Can a Salem oil tank be removed in a single day?
The physical work, yes. A straightforward side-yard tank is pumped, cleaned, cut, lifted, sampled, and backfilled in one to two days. But the job is not finished that day: soil samples still go to the lab and the Decommissioning Report still has to be filed, which is why the full timeline is 5 to 8 weeks.
My closing is in three weeks. Is that enough time?
It is tight but workable if you book immediately. The usual solution is to complete the physical decommissioning and inspection inside the window and let the Decommissioning Report file shortly after closing, with the decommissioning written into the contract as the closing condition. Most Salem-area lenders accept this rather than waiting for the filed Report.
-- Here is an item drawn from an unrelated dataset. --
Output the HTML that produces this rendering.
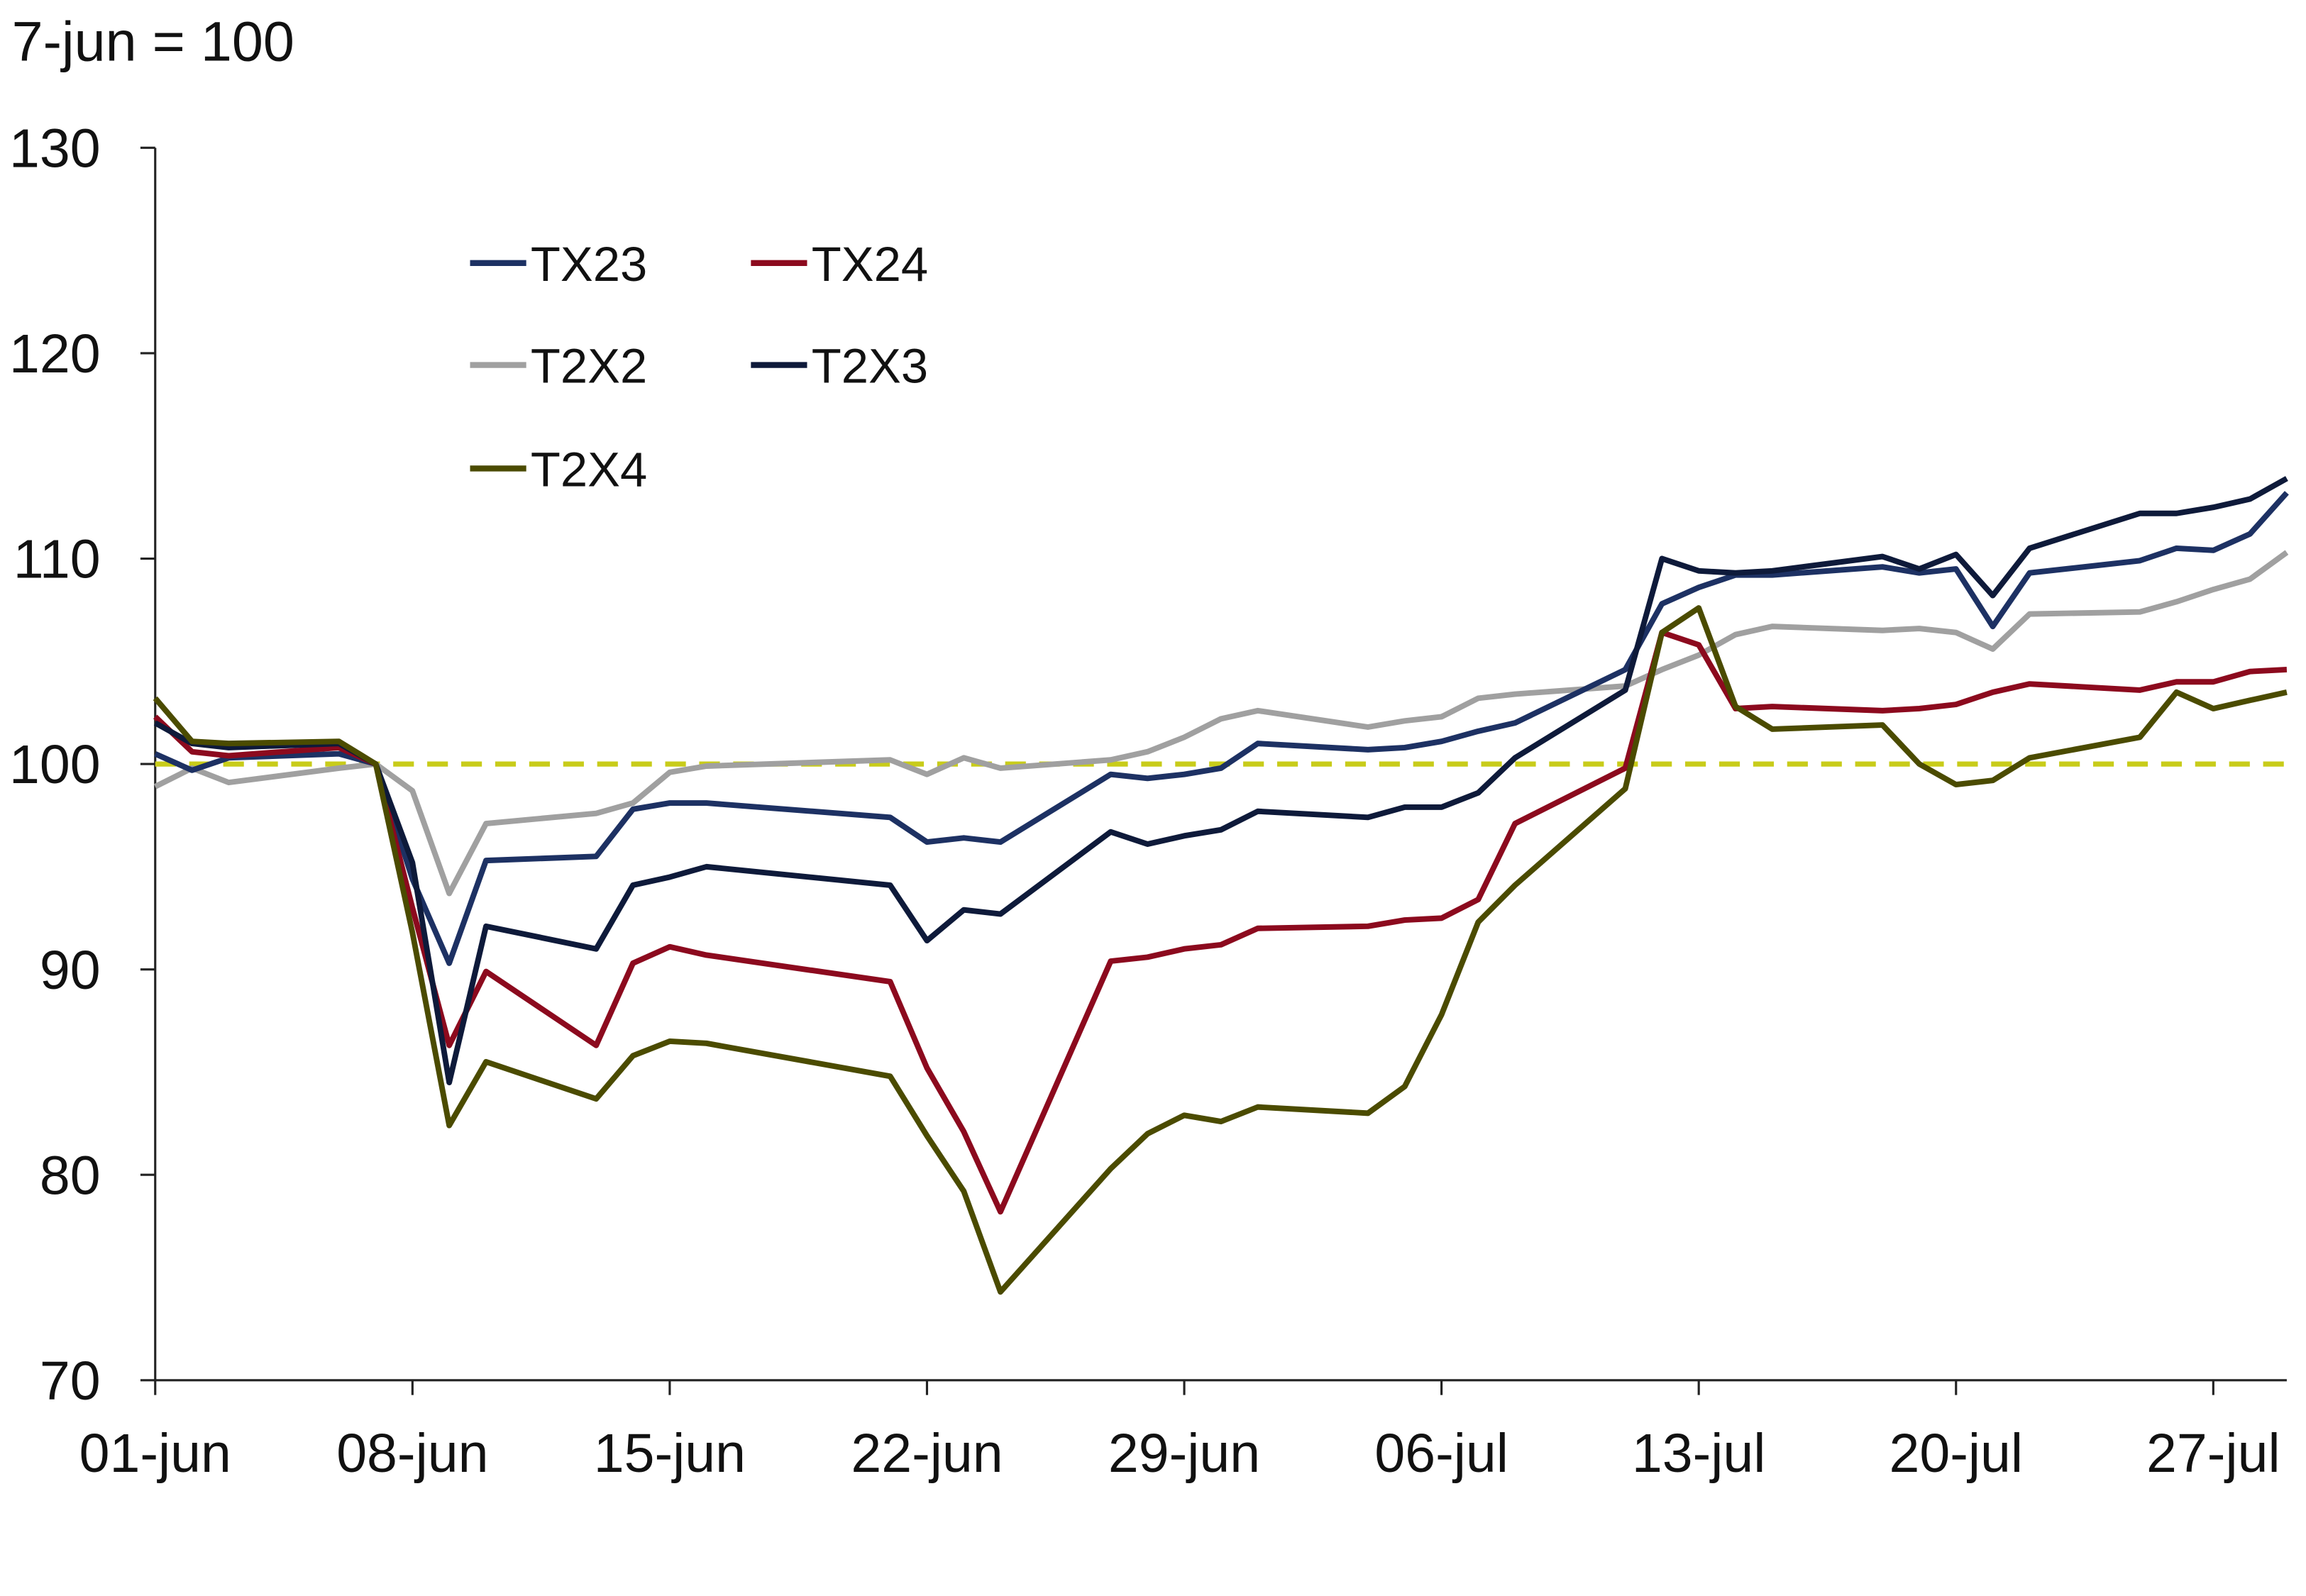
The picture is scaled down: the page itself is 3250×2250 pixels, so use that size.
<!DOCTYPE html>
<html><head><meta charset="utf-8"><style>
html,body{margin:0;padding:0;background:#fff;}
svg{display:block;}
text{font-family:"Liberation Sans",sans-serif;fill:#111;}
</style></head><body>
<svg id="chart" width="3250" height="2250" viewBox="0 0 1560 1080" xmlns="http://www.w3.org/2000/svg">
<rect width="1560" height="1080" fill="#fff"/>
<text x="8" y="41" font-size="38">7-jun = 100</text>
<g id="axes"></g>
<g id="series"></g>
<g id="legend"></g>
</svg>
<script>
const dayOffsets=[0,1,2,5,6,7,8,9,12,13,14,15,20,21,22,23,26,27,28,29,30,33,34,35,36,37,40,41,42,43,44,47,48,49,50,51,54,55,56,57,58];
const yTicks=[70,80,90,100,110,120,130];
const xTickDays=[0,7,14,21,28,35,42,49,56];
const xTickLabels=["01-jun","08-jun","15-jun","22-jun","29-jun","06-jul","13-jul","20-jul","27-jul"];
const seriesNames=["TX23","TX24","T2X2","T2X3","T2X4"];
const tx23=[100.5,99.7,100.3,100.5,100,94.4,90.3,95.3,95.5,97.8,98.1,98.1,97.4,96.2,96.4,96.2,99.5,99.3,99.5,99.8,101,100.7,100.8,101.1,101.6,102,104.6,107.8,108.6,109.2,109.2,109.6,109.3,109.5,106.7,109.3,109.9,110.5,110.4,111.2,113.2];
const tx24=[102.3,100.6,100.4,100.8,100,93,86.3,89.9,86.3,90.3,91.1,90.7,89.4,85.2,82.1,78.2,90.4,90.6,91,91.2,92,92.1,92.4,92.5,93.4,97.1,99.8,106.4,105.8,102.7,102.8,102.6,102.7,102.9,103.5,103.9,103.6,104,104,104.5,104.6];
const t2x2=[98.9,99.8,99.1,99.8,100,98.7,93.7,97.1,97.6,98.1,99.6,99.9,100.2,99.5,100.3,99.8,100.2,100.6,101.3,102.2,102.6,101.8,102.1,102.3,103.2,103.4,103.8,104.6,105.3,106.3,106.7,106.5,106.6,106.4,105.6,107.3,107.4,107.9,108.5,109,110.3];
const t2x3=[102,101,100.8,101,100,95.2,84.5,92.1,91,94.1,94.5,95,94.1,91.4,92.9,92.7,96.7,96.1,96.5,96.8,97.7,97.4,97.9,97.9,98.6,100.3,103.6,110,109.4,109.3,109.4,110.1,109.5,110.2,108.2,110.5,112.2,112.2,112.5,112.9,113.9];
const t2x4=[103.2,101.1,101,101.1,100,91.8,82.4,85.5,83.7,85.8,86.5,86.4,84.8,81.9,79.2,74.3,80.3,82,82.9,82.6,83.3,83,84.3,87.8,92.3,94.1,98.8,106.4,107.6,102.8,101.7,101.9,100,99,99.2,100.3,101.3,103.5,102.7,103.1,103.5];
const refValue=100;

const NS="http://www.w3.org/2000/svg";
const X0=105,X1=1547,Y0=934,Y1=100,DMAX=58,VMIN=70,VMAX=130;
function xs(d){return X0+(X1-X0)*d/DMAX;}
function ys(v){return Y0-(Y0-Y1)*(v-VMIN)/(VMAX-VMIN);}
function mk(tag,attrs,parent){const e=document.createElementNS(NS,tag);for(const k in attrs)e.setAttribute(k,attrs[k]);parent.appendChild(e);return e;}
const axes=document.getElementById('axes');
let yAxis=mk('line',{x1:X0,y1:Y1,x2:X0,y2:Y0,stroke:'#222','stroke-width':1.5},axes);


let xAxis=mk('line',{x1:X0,y1:Y0,x2:X1,y2:Y0,stroke:'#222','stroke-width':1.5},axes);


yTicks.forEach(v=>{
  const t=mk('line',{x1:X0-10,y1:ys(v),x2:X0,y2:ys(v),stroke:'#222','stroke-width':1.5},axes);
  
  
  const l=mk('text',{x:68,y:ys(v)+13,'font-size':37,'text-anchor':'end'},axes);
  l.textContent=v;
  
  
});
xTickDays.forEach((d,i)=>{
  const t=mk('line',{x1:xs(d),y1:Y0,x2:xs(d),y2:Y0+10,stroke:'#222','stroke-width':1.5},axes);
  
  
  const l=mk('text',{x:xs(d),y:996,'font-size':37,'text-anchor':'middle'},axes);
  l.textContent=xTickLabels[i];
  
  
});
const sg=document.getElementById('series');
const ref=mk('line',{x1:X0,y1:ys(refValue),x2:X1,y2:ys(refValue),stroke:'#c8cc1a','stroke-width':3.5,'stroke-dasharray':'14,9'},sg);


const colors=["#1d3163","#8c0a1e","#a0a0a0","#0e1a3a","#4b4b00"];
const data=[tx23,tx24,t2x2,t2x3,t2x4];
const order=[2,0,1,3,4];
order.forEach(i=>{
  const pts=data[i].map((v,j)=>xs(dayOffsets[j]).toFixed(1)+','+ys(v).toFixed(1)).join(' ');
  const p=mk('polyline',{points:pts,fill:'none',stroke:colors[i],'stroke-width':3.8,'stroke-linejoin':'round'},sg);
  
  
});
const lg=document.getElementById('legend');
const lpos=[[318,178],[508,178],[318,247],[508,247],[318,317]];
seriesNames.forEach((n,i)=>{
  const g=mk('g',{},lg);
  
  
  mk('line',{x1:lpos[i][0],y1:lpos[i][1],x2:lpos[i][0]+38,y2:lpos[i][1],stroke:colors[i],'stroke-width':4},g);
  const t=mk('text',{x:lpos[i][0]+41,y:lpos[i][1]+12,'font-size':33},g);
  t.textContent=n;
});
</script>
</body></html>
Why does the lab take so long?
Accredited soil analysis for TPH and BTEX involves sample prep, the actual run, and quality control, and the lab is processing a queue. One to three weeks is normal. Some providers offer paid rush turnaround if a deadline demands it.
What if contamination is found?
That is the one thing that changes the timeline by months. The job becomes a cleanup case: additional sampling, soil excavation and disposal, confirmation samples, and a separate Cleanup Report before DEQ issues a No Further Action letter. Budget 1 to 6 months depending on extent. HOTIP usually reimburses most of the cost.